**Task details**
The line containing "import plotly.graph_objects as go" marks the end: extract everything from the first line of the data through that line, exactly, with no pictures.

**Supplied data**
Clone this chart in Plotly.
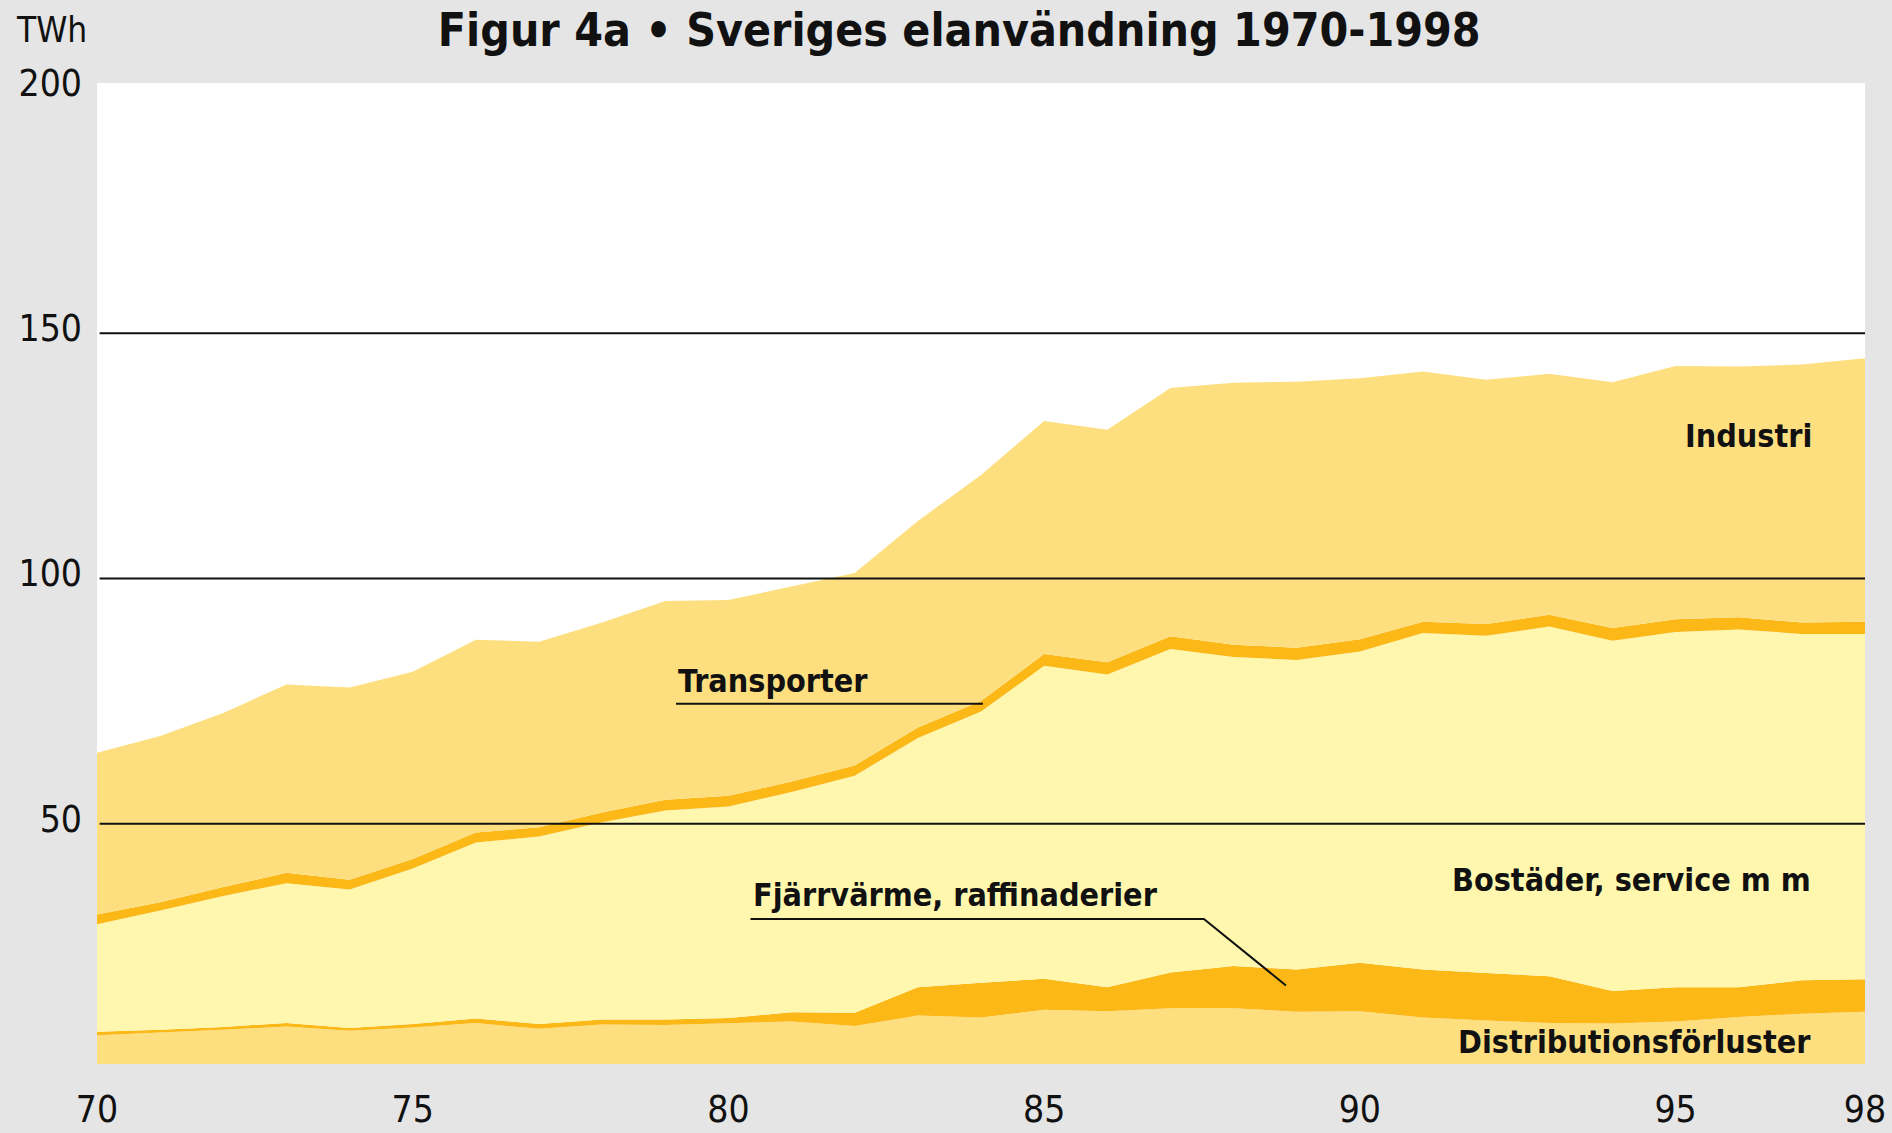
import plotly.graph_objects as go

years = list(range(1970, 1999))
distribution = [6.9, 7.4, 8.0, 8.7, 7.8, 8.5, 9.4, 8.2, 9.1, 9.0, 9.3, 9.7, 8.8, 10.9, 10.5,
                12.1, 11.8, 12.4, 12.4, 11.7, 11.8, 10.5, 9.9, 9.4, 9.3, 9.7, 10.6, 11.3, 11.7]
fjarrvarme = [0.7, 0.6, 0.6, 0.7, 0.6, 0.7, 0.9, 1.0, 1.0, 1.1, 1.1, 1.9, 2.7, 5.8, 7.1,
              6.3, 4.9, 7.3, 8.6, 8.6, 9.9, 9.8, 9.7, 9.5, 6.6, 7.0, 6.1, 6.8, 6.6]
bostader = [21.9, 24.3, 26.7, 28.5, 28.2, 31.7, 35.9, 38.2, 40.2, 42.6, 43.1, 44.9, 48.3, 50.8, 55.3,
            63.8, 63.7, 65.9, 63.0, 63.1, 63.4, 68.6, 68.7, 71.3, 71.4, 72.4, 72.9, 70.6, 70.4]
transporter = [2.0, 1.7, 1.8, 2.1, 2.0, 1.9, 2.0, 1.9, 2.0, 2.2, 2.2, 2.1, 2.1, 2.1, 2.1,
               2.4, 2.5, 2.6, 2.5, 2.5, 2.5, 2.3, 2.4, 2.4, 2.6, 2.6, 2.5, 2.3, 2.5]
industri = [33.0, 33.9, 35.5, 38.4, 39.2, 38.2, 39.3, 37.8, 38.7, 40.5, 39.9, 39.8, 39.2, 42.1, 46.1,
            47.5, 47.4, 50.6, 53.4, 54.2, 53.2, 51.0, 49.8, 49.1, 50.1, 51.6, 51.1, 52.6, 53.7]

x_tickvals = [1970, 1975, 1980, 1985, 1990, 1995, 1998]
x_ticktext = ["70", "75", "80", "85", "90", "95", "98"]
y_tickvals = [50, 100, 150, 200]
y_ticktext = ["50", "100", "150", "200"]
grid_values = [50, 100, 150]

LIGHT = "#FDDF80"
PALE = "#FFF7AE"
DARK = "#FBB817"
GRAY = "#E5E5E5"
FONT = "DejaVu Sans Condensed, DejaVu Sans, sans-serif"

series = [
    ("Distributionsförluster", distribution, LIGHT),
    ("Fjärrvärme, raffinaderier", fjarrvarme, DARK),
    ("Bostäder, service m m", bostader, PALE),
    ("Transporter", transporter, DARK),
    ("Industri", industri, LIGHT),
]

fig = go.Figure()
for name, vals, col in series:
    fig.add_trace(go.Scatter(
        x=years, y=vals, name=name, mode="lines", stackgroup="one",
        line=dict(width=0, color=col), fillcolor=col, hoverinfo="x+y+name",
    ))

shapes = []
for g in grid_values:
    shapes.append(dict(type="line", xref="paper", yref="y", x0=0.0015, x1=1, y0=g, y1=g,
                       line=dict(color="#111111", width=2), layer="above"))
# leader lines
shapes.append(dict(type="line", xref="x", yref="y", x0=1979.17, x1=1984.03, y0=74.45, y1=74.45,
                   line=dict(color="#111111", width=2), layer="above"))
shapes.append(dict(type="path", xref="x", yref="y",
                   path="M 1980.35 30.58 L 1987.53 30.58 L 1988.83 17.05",
                   line=dict(color="#111111", width=2), layer="above"))

lab_font = dict(family=FONT, size=32, color="#111111", weight="bold")
annotations = [
    dict(text="Industri", x=1997.2, y=129.0, xanchor="right", yanchor="middle"),
    dict(text="Transporter", x=1979.17, y=79.1, xanchor="left", yanchor="middle"),
    dict(text="Bostäder, service m m", x=1997.18, y=38.6, xanchor="right", yanchor="middle"),
    dict(text="Fjärrvärme, raffinaderier", x=1980.35, y=35.5, xanchor="left", yanchor="middle"),
    dict(text="Distributionsförluster", x=1997.18, y=5.6, xanchor="right", yanchor="middle"),
]
for a in annotations:
    a.update(xref="x", yref="y", showarrow=False, font=lab_font)
annotations.append(dict(text="TWh", xref="paper", yref="paper", x=-0.0469, y=1.054,
                        xanchor="left", yanchor="middle", showarrow=False,
                        font=dict(family=FONT, size=35, color="#111111")))

fig.update_layout(
    width=1892, height=1133,
    margin=dict(l=97, r=27, t=83, b=69, pad=0, autoexpand=False),
    paper_bgcolor=GRAY, plot_bgcolor="white",
    showlegend=False,
    title=dict(text="Figur 4a • Sveriges elanvändning 1970-1998",
               x=0.507, xref="container", xanchor="center",
               y=1 - 30 / 1133, yref="container", yanchor="middle", automargin=False,
               font=dict(family=FONT, size=46, color="#111111", weight="bold")),
    xaxis=dict(range=[1970, 1998], tickvals=x_tickvals, ticktext=x_ticktext,
               showgrid=False, zeroline=False, showline=False, ticks="",
               ticklabelstandoff=20, automargin=False,
               tickfont=dict(family=FONT, size=37, color="#111111")),
    yaxis=dict(range=[1.04, 200.98], tickvals=y_tickvals, ticktext=y_ticktext,
               showgrid=False, zeroline=False, showline=False, ticks="",
               ticklabelstandoff=14, ticklabelshift=-5, automargin=False,
               tickfont=dict(family=FONT, size=37, color="#111111")),
    shapes=shapes,
    annotations=annotations,
)

fig.write_html("out.html", config={"displayModeBar": False},
               post_script="document.body.style.margin='0';document.body.style.overflow='hidden';")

**Result of the exercise**
Clone this chart in Plotly.
import plotly.graph_objects as go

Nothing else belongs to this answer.